Каким-то чудом я отделалась ожогами второй степени, которые затронули шею, лоб, правое ухо и левую руку – видимо, я запустила ее в горящие волосы, не осознавая, что делаю, и не чувствуя боли. Зрение и слух нисколько не пострадали. Даже не все волосы сгорели. Достаточно было одного визита к хорошему парикмахеру, чтобы сделать стильную короткую стрижку, и, если бы не обгоревшая на затылке кожа, можно было бы считать, что ничего и не было. Конечно, оставались шрамы – уродливые красновато-белые рубцы на лбу и шее, – но врач заверил меня, что очень скоро они побледнеют.

Мне дали болеутоляющие, сделали инъекции, ожоги смазали холодной душистой мазью, наложили легкие повязки. Я могла бы пойти домой в тот же день, но врач сказал, что, поскольку я пережила травматический шок и временную потерю сознания, мне лучше остаться на несколько дней в госпитале, на всякий случай.

В ту первую ночь мне было трудно заснуть в окружении незнакомых звуков и больничной суеты. На самом деле госпиталь по ночам не спит, он лишь иногда отдыхает. Ночные медсестры заходили в палату к пациентам, которые вызывали их звонками или хриплым шепотом; больные шаркали в своих тапках в туалет; в три часа ночи привезли новенькую на каталке; в дальнем углу поставили ширму у кровати пожилой женщины, и ее зашел проведать мой врач, небритый, с красными от недосыпа глазами. Даже если в палате было тихо, свет из коридора мешал мне заснуть.

Но, как ни странно, несмотря на полученные травмы и неприятный холод на лице, шее и руке, я чувствовала себя куда более счастливой, чем в последние месяцы. Теперь не нужно было ничего скрывать. Мама знала. Школа знала. Полиция знала.

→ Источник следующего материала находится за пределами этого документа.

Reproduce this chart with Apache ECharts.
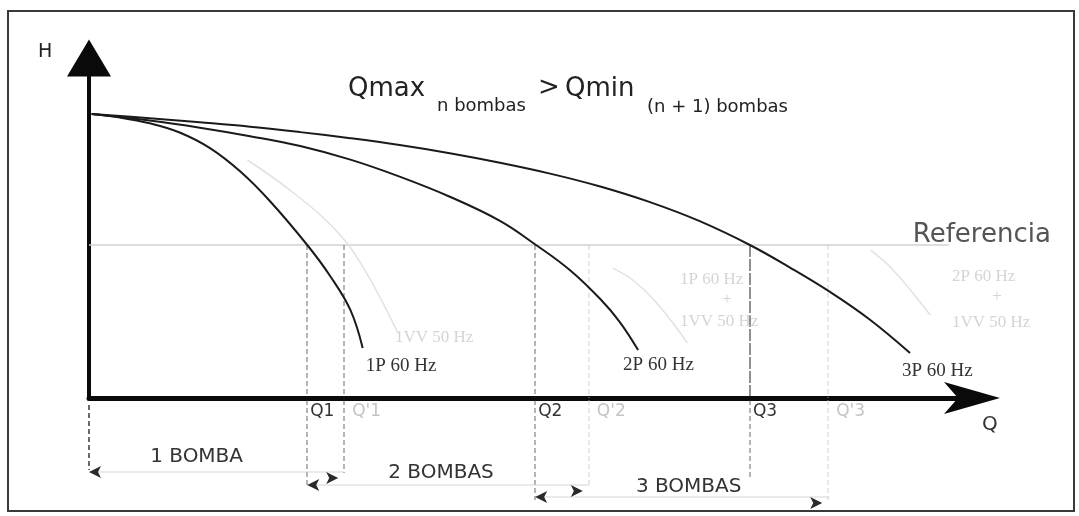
<!DOCTYPE html>
<html>
<head>
<meta charset="utf-8">
<script src="https://cdn.jsdelivr.net/npm/echarts@6/dist/echarts.min.js"></script>
<style>
  html, body { margin: 0; padding: 0; background: #fff; }
  #c { width: 1079px; height: 516px; }
</style>
</head>
<body>
<div id="c"></div>
<script>
// Head (H) vs flow (Q) for 1, 2 and 3 pumps at 60 Hz, schematic units 0-100
const curve1P = [[0.3, 83.5], [3.5, 82.5], [6.9, 80.8], [10.3, 78.1], [13.75, 73.5], [17.2, 66.6], [20.6, 57.8], [24.8, 45.0], [27.4, 35.9], [29.7, 25.9], [31.1, 14.7]];
const curve2P = [[0.3, 83.5], [6.9, 81.6], [12.6, 79.5], [18.3, 77.0], [24.0, 74.1], [29.7, 70.1], [35.3, 65.1], [41.0, 59.2], [46.7, 52.1], [50.8, 45.0], [54.7, 37.5], [58.1, 29.1], [60.3, 22.4], [62.4, 14.1]];
const curve3P = [[0.3, 83.5], [6.9, 82.3], [12.6, 81.1], [18.3, 79.8], [24.0, 78.2], [29.7, 76.4], [35.3, 74.4], [41.0, 72.0], [46.7, 69.2], [52.4, 66.0], [58.1, 62.2], [63.75, 57.6], [69.4, 52.0], [75.1, 45.0], [79.7, 38.3], [84.2, 31.2], [88.75, 23.0], [93.3, 13.2]];
const curveNames = ['1P 60 Hz', '2P 60 Hz', '3P 60 Hz'];

// Variable-speed combinations (drawn faint)
const curveVV1 = [[18.0, 70.0], [22.8, 61.2], [27.7, 50.3], [31.0, 39.1], [35.1, 19.1]];
const curveVV2 = [[59.5, 38.2], [61.8, 34.7], [64.5, 28.0], [68.0, 16.2]];
const curveVV3 = [[88.8, 43.5], [91.4, 37.6], [95.6, 24.4]];
const vvNames = ['1VV 50 Hz', '1P 60 Hz', '+', '1VV 50 Hz', '2P 60 Hz', '+', '1VV 50 Hz'];

// Reference head and its line length
const hRef = 45.0;
const refEnd = 97.7;
const refName = 'Referencia';

// Switching flows: Qn (start of n pumps) and Q'n (max flow of n pumps)
const qSwitch = [24.8, 50.7, 75.1];
const qSwitchMax = [29.0, 56.8, 84.0];
const qLabels = ['Q1', 'Q2', 'Q3'];
const qMaxLabels = ["Q'1", "Q'2", "Q'3"];

// Depth below the Q axis (0-110) reached by each drop line and range arrow
const dropQ = [88, 100, 77];
const dropQmax = [73, 87, 100];
const originDrop = [5, 70];
const rangeNames = ['1 BOMBA', '2 BOMBAS', '3 BOMBAS'];
const rangeDepth = [72, 85, 97];

const titleParts = ['Qmax', 'n bombas', '>', 'Qmin', '(n + 1) bombas'];

const SANS = '"DejaVu Sans", sans-serif';
const SERIF = '"Liberation Serif", serif';
const DARK = '#1a1a1a';

const chart = echarts.init(document.getElementById('c'), null, { renderer: 'canvas' });

const rangeStart = [0, qSwitch[0], qSwitch[1]];
const rangeEnd = qSwitchMax;

const darkDash = { color: '#3a3a3a', width: 1.5, type: [5, 3] };
const lightDash = { color: '#c2c2c2', width: 1.5, type: [5, 3] };
const solidDash = { color: '#222', width: 2, type: [12, 2] };
const upperStyleQ = [darkDash, darkDash, solidDash];
const upperStyleQmax = [darkDash, lightDash, lightDash];
const lowerStyleQmax = [darkDash, lightDash, lightDash];

const upperDrops = [];
const lowerDrops = [];
qSwitch.forEach((q, i) => {
  upperDrops.push({ coords: [[q, hRef], [q, 0]], lineStyle: upperStyleQ[i] });
  upperDrops.push({ coords: [[qSwitchMax[i], hRef], [qSwitchMax[i], 0]], lineStyle: upperStyleQmax[i] });
  lowerDrops.push({ coords: [[q, 0], [q, dropQ[i]]], lineStyle: darkDash });
  lowerDrops.push({ coords: [[qSwitchMax[i], 0], [qSwitchMax[i], dropQmax[i]]], lineStyle: lowerStyleQmax[i] });
});
const rangeLines = rangeNames.map((n, i) => ({
  coords: [[rangeStart[i], rangeDepth[i]], [rangeEnd[i], rangeDepth[i]]],
  lineStyle: { color: '#c8c8c8', width: 1.5, type: 'solid' }
}));

const series = [];
[curve1P, curve2P, curve3P].forEach((d, i) => {
  series.push({
    type: 'line', name: curveNames[i], data: d, xAxisIndex: 0, yAxisIndex: 0,
    smooth: 0.4, symbol: 'none', clip: false, z: 5,
    lineStyle: { color: DARK, width: 2 }
  });
});
[curveVV1, curveVV2, curveVV3].forEach((d) => {
  series.push({
    type: 'line', data: d, xAxisIndex: 0, yAxisIndex: 0,
    smooth: 0.4, symbol: 'none', clip: false, z: 2,
    lineStyle: { color: '#e2e2e2', width: 1.5 }
  });
});
series.push({
  type: 'line', name: refName, data: [[0, hRef], [refEnd, hRef]], xAxisIndex: 0, yAxisIndex: 0,
  symbol: 'none', clip: false, z: 1, lineStyle: { color: '#d2d2d2', width: 1.5 }
});
series.push({
  type: 'lines', coordinateSystem: 'cartesian2d', xAxisIndex: 0, yAxisIndex: 0,
  polyline: false, clip: false, z: 3, data: upperDrops
});
series.push({
  type: 'lines', coordinateSystem: 'cartesian2d', xAxisIndex: 1, yAxisIndex: 1,
  polyline: false, clip: false, z: 3, data: lowerDrops.concat(rangeLines)
});
series.push({
  type: 'line', data: [[0, originDrop[0]], [0, originDrop[1]]], xAxisIndex: 1, yAxisIndex: 1,
  symbol: 'none', clip: false, z: 3, lineStyle: darkDash,
  markLine: {
    silent: true, symbol: ['arrow', 'arrow'], symbolSize: [9, 12], symbolOffset: [0, 6],
    lineStyle: { color: '#2a2a2a', width: 0, type: 'solid' },
    label: { show: false },
    data: rangeNames.map((n, i) => [
      { coord: [rangeStart[i], rangeDepth[i]] },
      { coord: [rangeEnd[i], rangeDepth[i]] }
    ])
  }
});

chart.setOption({
  animation: false,
  backgroundColor: '#ffffff',
  grid: [
    { left: 89, right: 110, top: 58, bottom: 118 },
    { left: 89, right: 110, top: 400, bottom: 6 }
  ],
  xAxis: [
    {
      gridIndex: 0, type: 'value', min: 0, max: 100,
      axisLine: { show: true, onZero: false, symbol: ['none', 'arrow'], symbolSize: [24, 56],
        symbolOffset: [0, 31], lineStyle: { color: '#0a0a0a', width: 5 } },
      axisTick: { show: false }, axisLabel: { show: false }, splitLine: { show: false }
    },
    { gridIndex: 1, type: 'value', min: 0, max: 100, show: false, splitLine: { show: false } }
  ],
  yAxis: [
    {
      gridIndex: 0, type: 'value', min: 0, max: 100,
      axisLine: { show: true, onZero: false, symbol: ['none', 'triangle'], symbolSize: [44, 37],
        lineStyle: { color: '#0a0a0a', width: 4 } },
      axisTick: { show: false }, axisLabel: { show: false }, splitLine: { show: false }
    },
    { gridIndex: 1, type: 'value', min: 0, max: 110, inverse: true, show: false, splitLine: { show: false } }
  ],
  series: series
});

// Text annotations placed against the chart's own coordinates
const px = (q, h) => chart.convertToPixel({ gridIndex: 0 }, [q, h]);
const px1 = (q, d) => chart.convertToPixel({ gridIndex: 1 }, [q, d]);

function txt(text, x, y, size, color, opts) {
  opts = opts || {};
  return {
    type: 'text', silent: true, z: 10,
    style: {
      text: text, x: x, y: y, fill: color,
      font: (opts.weight || 'normal') + ' ' + size + 'px ' + (opts.family || SANS),
      align: opts.align || 'left', verticalAlign: 'middle'
    }
  };
}

const graphic = [];
// frame
graphic.push({ type: 'rect', silent: true, z: 0,
  shape: { x: 8, y: 11, width: 1066, height: 500 },
  style: { fill: 'none', stroke: '#3a3a3a', lineWidth: 2 } });

// axis names
graphic.push(txt('H', 38, 52, 19, '#222'));
const qEnd = px(100, 0);
graphic.push(txt('Q', qEnd[0] + 13, qEnd[1] + 27, 20, '#333'));

// title with subscripts
const titleX = [348, 437, 538, 565, 647];
const titleY = [89, 106, 88, 89, 107];
const titleSize = [26, 18, 26, 26, 18];
titleParts.forEach((t, i) => graphic.push(txt(t, titleX[i], titleY[i], titleSize[i], '#222')));

// reference label
const refPt = px(refEnd, hRef);
graphic.push(txt(refName, refPt[0] - 36, refPt[1] - 10, 26, '#555'));

// curve end labels
const curveEnds = [curve1P, curve2P, curve3P].map(d => d[d.length - 1]);
const labelOffsets = [[3, 18], [-15, 15], [-8, 18]];
curveEnds.forEach((p, i) => {
  const c = px(p[0], p[1]);
  graphic.push(txt(curveNames[i], c[0] + labelOffsets[i][0], c[1] + labelOffsets[i][1], 19, '#333', { family: SERIF }));
});

// faint variable-speed labels
const vvPos = [[395, 338], [680, 280], [727, 300], [680, 322], [952, 277], [997, 297], [952, 323]];
vvNames.forEach((t, i) => {
  const centred = t === '+';
  graphic.push(txt(t, vvPos[i][0], vvPos[i][1], 17, '#d4d4d4', { family: SERIF, align: centred ? 'center' : 'left' }));
});

// flow marks under the axis
qSwitch.forEach((q, i) => {
  const a = px(q, 0);
  graphic.push(txt(qLabels[i], a[0] + 3, a[1] + 14, 17, '#333'));
  const b = px(qSwitchMax[i], 0);
  graphic.push(txt(qMaxLabels[i], b[0] + 8, b[1] + 14, 17, '#c4c4c4'));
});

// pump-range labels above their arrows
const rangeLabelShift = [[-20, -15], [-7, -12], [7, -10]];
rangeNames.forEach((n, i) => {
  const s = px1(rangeStart[i], rangeDepth[i]);
  const e = px1(rangeEnd[i], rangeDepth[i]);
  graphic.push(txt(n, (s[0] + e[0]) / 2 + rangeLabelShift[i][0], s[1] + rangeLabelShift[i][1], 20, '#333', { align: 'center' }));
});

chart.setOption({ graphic: graphic });
</script>
</body>
</html>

Врачи в госпитале знали. И непосильную ношу, которую я взвалила на себя и несла в одиночку, вдруг разом сняли с моих плеч добрые дружеские руки. Теперь это была забота других людей – взрослых, профессионалов, экспертов в таких материях. Меня наконец освободили.


В госпитале мне было на удивление спокойно. Я полюбила его размеренный распорядок (чашка чая в три пополудни, визиты родственников с пяти, ужин в семь); полюбила медсестер в накрахмаленной белой форме, которые всегда останавливались у моей койки, чтобы поболтать со мной, самой юной пациенткой. Я даже полюбила острый хвойный запах дезинфицирующего средства, который витал повсюду, и фоновую музыку, которую включали ближе к вечеру, – эти нежные обволакивающие мелодии прошлых лет расслабляли и несли покой. Мне было приятно в компании моих соседок, которые суетились вокруг меня, смешили своими грубоватыми шутками и сленгом. Они отчаянно баловали меня, угощая конфетами и шоколадом, которые им приносили родственники, и не принимали никаких отказов на этот счет.

В палате было много других мышей – может, поэтому я чувствовала себя здесь как дома. На соседней койке лежала Лаура, мышь пятидесяти одного года, муж избил ее бейсб ольной битой за то, что у нее подгорел обед. Напротив лежала восемнадцатилетняя Беатрис, чей добродушный юмор никак не вязался с туго перебинтованными запястьями. Мы все были связаны одной общей тайной, которую я с горькой иронией называла братством мышей. В душе я посмеивалась, когда представляла себе всех нас, с эмблемами нашего братства на груди: мышь в мышеловке, со сломанной шеей, и внизу наш девиз: «Nati ad aram» – рожденный с геном жертвы. Неужели это и было наследством, которое мне оставила мама?

Сидя в кровати, листая журнал или лениво рисуя в блокноте, я была спокойна и с оптимизмом смотрела в будущее. В своем садистском желании причинить мне боль, Тереза, Эмма и Джейн в конечном итоге навредили себе. Их наверняка ожидало уголовное преследование – и не исключено, что тюрьма. По крайней мере, из школы их бы точно отчислили. В любом случае, из моей жизни они должны были исчезнуть навсегда. А я вернулась бы в школу, к повседневным делам и заботам.